> _Recorded information_:
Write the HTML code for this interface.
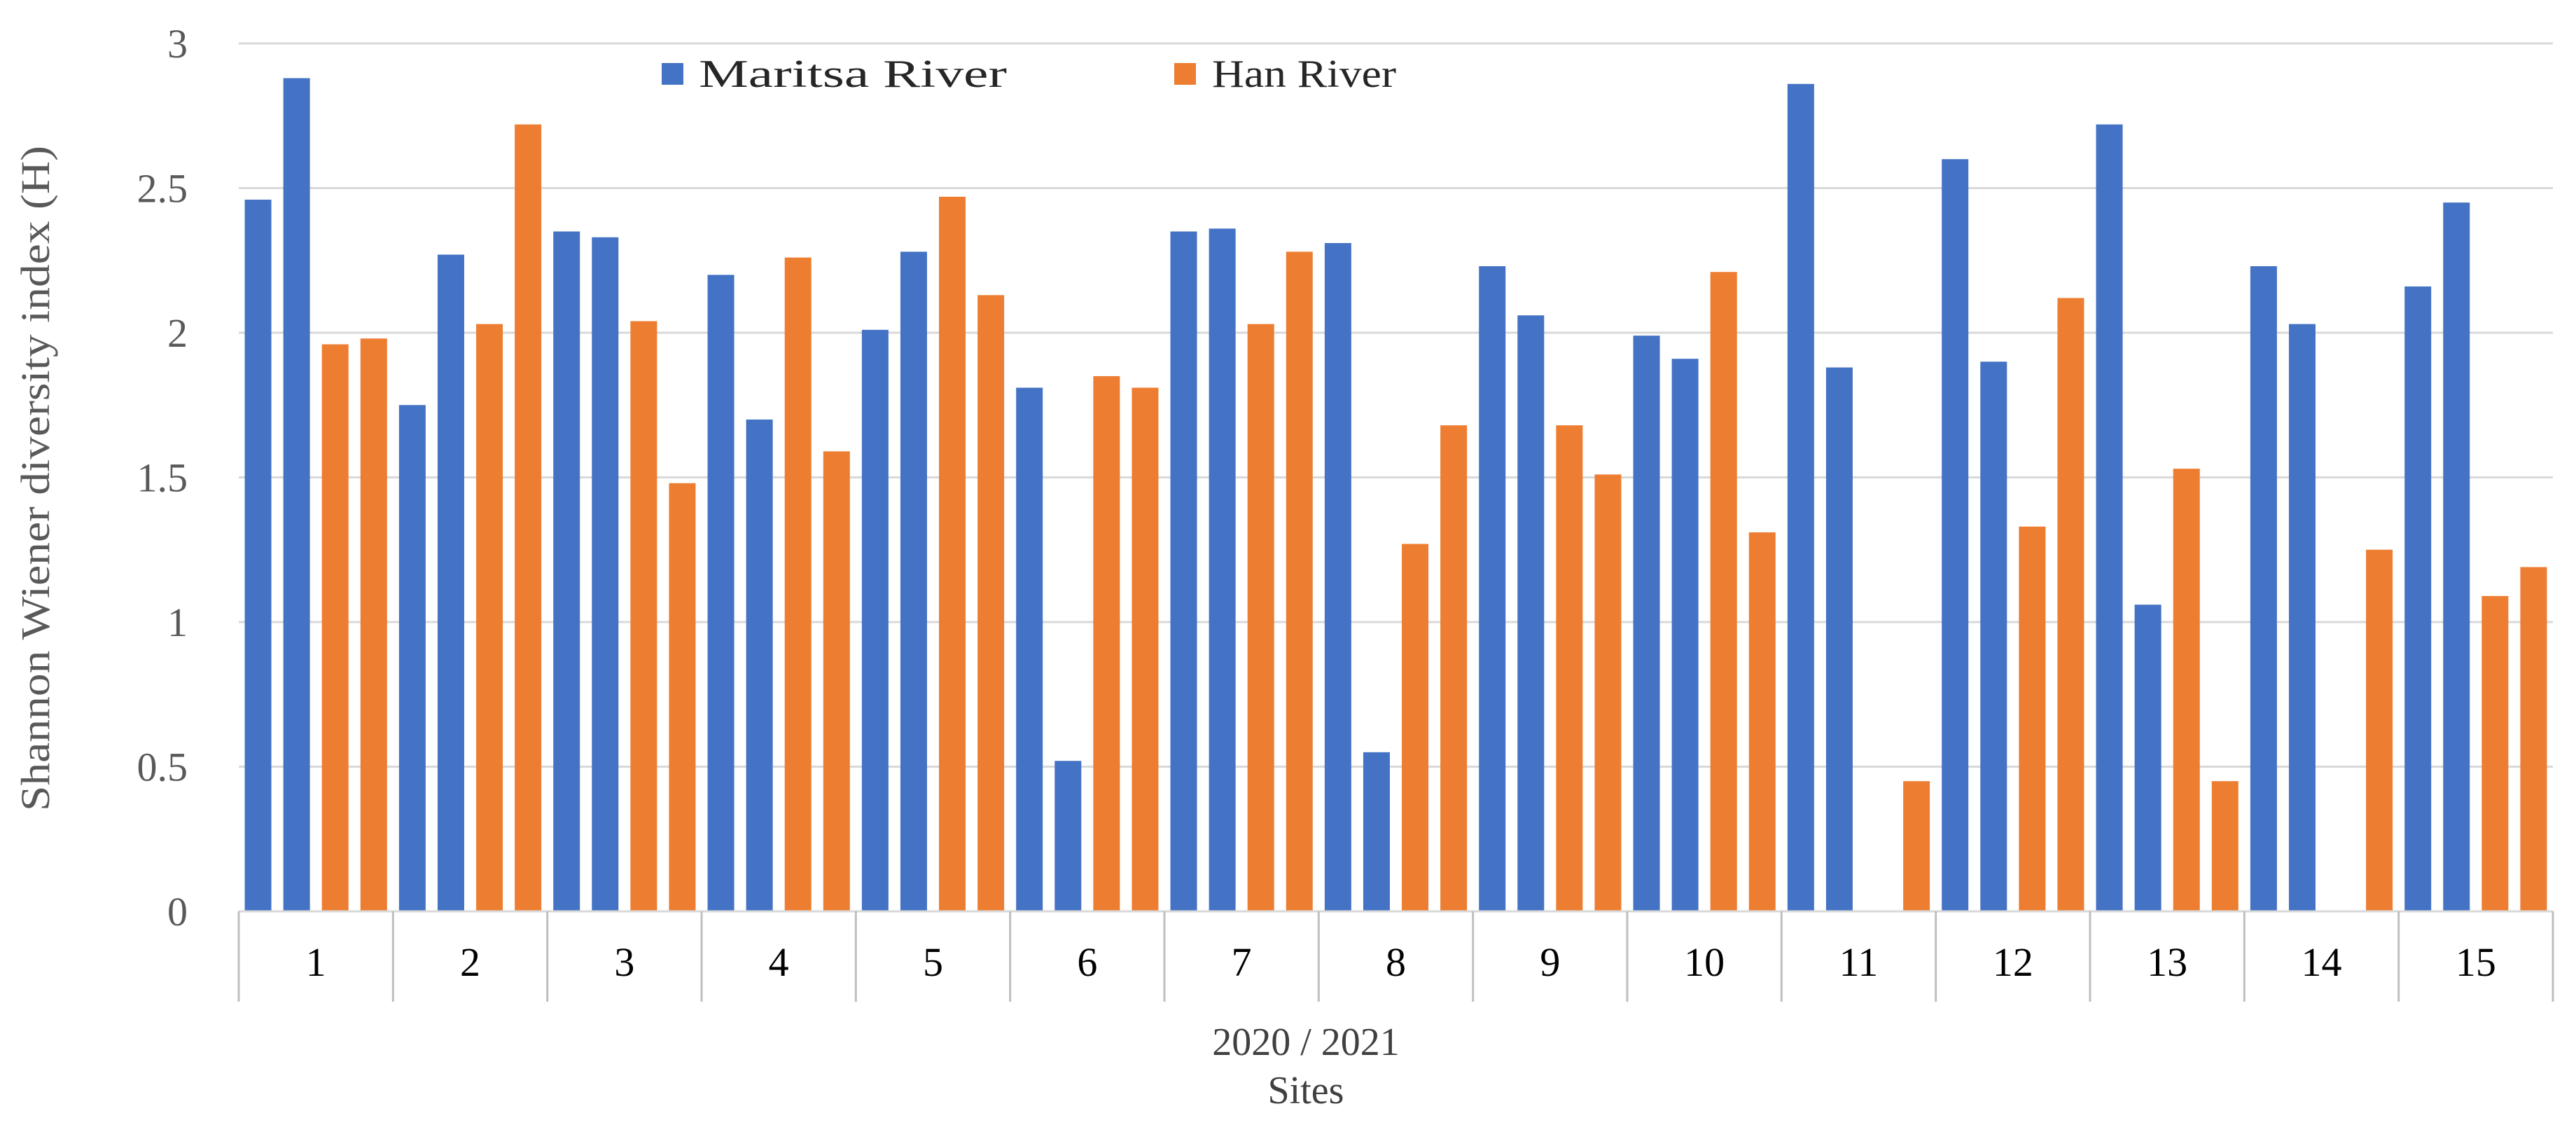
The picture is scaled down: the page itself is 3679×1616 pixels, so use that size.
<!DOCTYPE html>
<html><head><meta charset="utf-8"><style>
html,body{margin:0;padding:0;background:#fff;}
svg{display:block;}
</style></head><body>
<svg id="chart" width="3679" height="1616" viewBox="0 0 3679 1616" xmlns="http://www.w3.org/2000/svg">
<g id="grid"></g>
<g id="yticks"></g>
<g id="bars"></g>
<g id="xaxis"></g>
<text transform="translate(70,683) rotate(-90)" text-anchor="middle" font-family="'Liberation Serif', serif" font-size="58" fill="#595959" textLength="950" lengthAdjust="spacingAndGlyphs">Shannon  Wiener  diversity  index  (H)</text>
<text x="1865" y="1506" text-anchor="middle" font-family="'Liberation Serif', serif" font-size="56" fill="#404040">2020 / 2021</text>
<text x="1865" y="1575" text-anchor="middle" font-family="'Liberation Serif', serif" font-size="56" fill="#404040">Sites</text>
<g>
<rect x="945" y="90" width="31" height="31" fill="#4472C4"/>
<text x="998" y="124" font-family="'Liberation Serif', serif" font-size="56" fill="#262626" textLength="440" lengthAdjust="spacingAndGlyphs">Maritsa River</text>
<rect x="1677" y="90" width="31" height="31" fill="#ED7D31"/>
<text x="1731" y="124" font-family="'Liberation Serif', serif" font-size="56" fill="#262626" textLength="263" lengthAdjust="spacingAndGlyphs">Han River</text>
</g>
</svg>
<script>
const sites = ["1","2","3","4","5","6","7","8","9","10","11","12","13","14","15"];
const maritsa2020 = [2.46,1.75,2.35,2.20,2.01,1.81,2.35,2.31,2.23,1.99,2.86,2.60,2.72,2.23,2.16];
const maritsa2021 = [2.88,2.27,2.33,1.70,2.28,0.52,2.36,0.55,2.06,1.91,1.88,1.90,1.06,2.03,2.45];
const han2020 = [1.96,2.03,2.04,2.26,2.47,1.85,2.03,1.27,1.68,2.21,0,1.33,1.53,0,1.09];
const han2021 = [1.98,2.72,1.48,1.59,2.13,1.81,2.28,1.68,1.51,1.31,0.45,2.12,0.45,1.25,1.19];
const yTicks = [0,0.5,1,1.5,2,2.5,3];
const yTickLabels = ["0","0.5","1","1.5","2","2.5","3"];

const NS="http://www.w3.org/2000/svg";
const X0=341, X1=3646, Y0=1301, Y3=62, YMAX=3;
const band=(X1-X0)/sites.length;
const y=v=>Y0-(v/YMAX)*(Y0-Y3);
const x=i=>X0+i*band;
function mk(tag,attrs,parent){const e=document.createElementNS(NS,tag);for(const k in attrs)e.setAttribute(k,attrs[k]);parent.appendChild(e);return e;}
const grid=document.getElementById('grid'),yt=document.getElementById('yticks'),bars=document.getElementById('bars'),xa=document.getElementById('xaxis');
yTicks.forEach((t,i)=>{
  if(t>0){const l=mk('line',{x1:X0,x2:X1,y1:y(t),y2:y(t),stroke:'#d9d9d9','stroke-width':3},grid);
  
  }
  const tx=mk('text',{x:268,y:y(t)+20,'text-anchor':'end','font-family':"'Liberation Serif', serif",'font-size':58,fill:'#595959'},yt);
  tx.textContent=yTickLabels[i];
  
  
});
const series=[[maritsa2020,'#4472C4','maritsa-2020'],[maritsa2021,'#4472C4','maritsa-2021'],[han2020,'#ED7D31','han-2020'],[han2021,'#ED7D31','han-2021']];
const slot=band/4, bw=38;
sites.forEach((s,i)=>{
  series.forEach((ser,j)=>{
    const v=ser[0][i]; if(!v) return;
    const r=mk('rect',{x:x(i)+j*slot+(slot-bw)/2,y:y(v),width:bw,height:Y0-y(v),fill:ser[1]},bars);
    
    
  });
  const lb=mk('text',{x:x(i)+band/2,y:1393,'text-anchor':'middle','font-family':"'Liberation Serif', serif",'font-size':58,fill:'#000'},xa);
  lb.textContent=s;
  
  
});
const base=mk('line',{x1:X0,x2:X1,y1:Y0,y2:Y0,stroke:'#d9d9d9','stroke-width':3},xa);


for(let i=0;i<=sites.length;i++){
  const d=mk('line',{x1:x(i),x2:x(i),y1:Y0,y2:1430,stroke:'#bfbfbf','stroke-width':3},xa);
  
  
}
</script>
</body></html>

> _The task_: Pictures are excluded; output everything else in the data verbatim.

> _Solution to the exercise_:
Write the HTML code for this interface.
The picture is scaled down: the page itself is 3679×1616 pixels, so use that size.
<!DOCTYPE html>
<html><head><meta charset="utf-8"><style>
html,body{margin:0;padding:0;background:#fff;}
svg{display:block;}
</style></head><body>
<svg id="chart" width="3679" height="1616" viewBox="0 0 3679 1616" xmlns="http://www.w3.org/2000/svg">
<g id="grid"></g>
<g id="yticks"></g>
<g id="bars"></g>
<g id="xaxis"></g>
<text transform="translate(70,683) rotate(-90)" text-anchor="middle" font-family="'Liberation Serif', serif" font-size="58" fill="#595959" textLength="950" lengthAdjust="spacingAndGlyphs">Shannon  Wiener  diversity  index  (H)</text>
<text x="1865" y="1506" text-anchor="middle" font-family="'Liberation Serif', serif" font-size="56" fill="#404040">2020 / 2021</text>
<text x="1865" y="1575" text-anchor="middle" font-family="'Liberation Serif', serif" font-size="56" fill="#404040">Sites</text>
<g>
<rect x="945" y="90" width="31" height="31" fill="#4472C4"/>
<text x="998" y="124" font-family="'Liberation Serif', serif" font-size="56" fill="#262626" textLength="440" lengthAdjust="spacingAndGlyphs">Maritsa River</text>
<rect x="1677" y="90" width="31" height="31" fill="#ED7D31"/>
<text x="1731" y="124" font-family="'Liberation Serif', serif" font-size="56" fill="#262626" textLength="263" lengthAdjust="spacingAndGlyphs">Han River</text>
</g>
</svg>
<script>
const sites = ["1","2","3","4","5","6","7","8","9","10","11","12","13","14","15"];
const maritsa2020 = [2.46,1.75,2.35,2.20,2.01,1.81,2.35,2.31,2.23,1.99,2.86,2.60,2.72,2.23,2.16];
const maritsa2021 = [2.88,2.27,2.33,1.70,2.28,0.52,2.36,0.55,2.06,1.91,1.88,1.90,1.06,2.03,2.45];
const han2020 = [1.96,2.03,2.04,2.26,2.47,1.85,2.03,1.27,1.68,2.21,0,1.33,1.53,0,1.09];
const han2021 = [1.98,2.72,1.48,1.59,2.13,1.81,2.28,1.68,1.51,1.31,0.45,2.12,0.45,1.25,1.19];
const yTicks = [0,0.5,1,1.5,2,2.5,3];
const yTickLabels = ["0","0.5","1","1.5","2","2.5","3"];

const NS="http://www.w3.org/2000/svg";
const X0=341, X1=3646, Y0=1301, Y3=62, YMAX=3;
const band=(X1-X0)/sites.length;
const y=v=>Y0-(v/YMAX)*(Y0-Y3);
const x=i=>X0+i*band;
function mk(tag,attrs,parent){const e=document.createElementNS(NS,tag);for(const k in attrs)e.setAttribute(k,attrs[k]);parent.appendChild(e);return e;}
const grid=document.getElementById('grid'),yt=document.getElementById('yticks'),bars=document.getElementById('bars'),xa=document.getElementById('xaxis');
yTicks.forEach((t,i)=>{
  if(t>0){const l=mk('line',{x1:X0,x2:X1,y1:y(t),y2:y(t),stroke:'#d9d9d9','stroke-width':3},grid);
  
  }
  const tx=mk('text',{x:268,y:y(t)+20,'text-anchor':'end','font-family':"'Liberation Serif', serif",'font-size':58,fill:'#595959'},yt);
  tx.textContent=yTickLabels[i];
  
  
});
const series=[[maritsa2020,'#4472C4','maritsa-2020'],[maritsa2021,'#4472C4','maritsa-2021'],[han2020,'#ED7D31','han-2020'],[han2021,'#ED7D31','han-2021']];
const slot=band/4, bw=38;
sites.forEach((s,i)=>{
  series.forEach((ser,j)=>{
    const v=ser[0][i]; if(!v) return;
    const r=mk('rect',{x:x(i)+j*slot+(slot-bw)/2,y:y(v),width:bw,height:Y0-y(v),fill:ser[1]},bars);
    
    
  });
  const lb=mk('text',{x:x(i)+band/2,y:1393,'text-anchor':'middle','font-family':"'Liberation Serif', serif",'font-size':58,fill:'#000'},xa);
  lb.textContent=s;
  
  
});
const base=mk('line',{x1:X0,x2:X1,y1:Y0,y2:Y0,stroke:'#d9d9d9','stroke-width':3},xa);


for(let i=0;i<=sites.length;i++){
  const d=mk('line',{x1:x(i),x2:x(i),y1:Y0,y2:1430,stroke:'#bfbfbf','stroke-width':3},xa);
  
  
}
</script>
</body></html>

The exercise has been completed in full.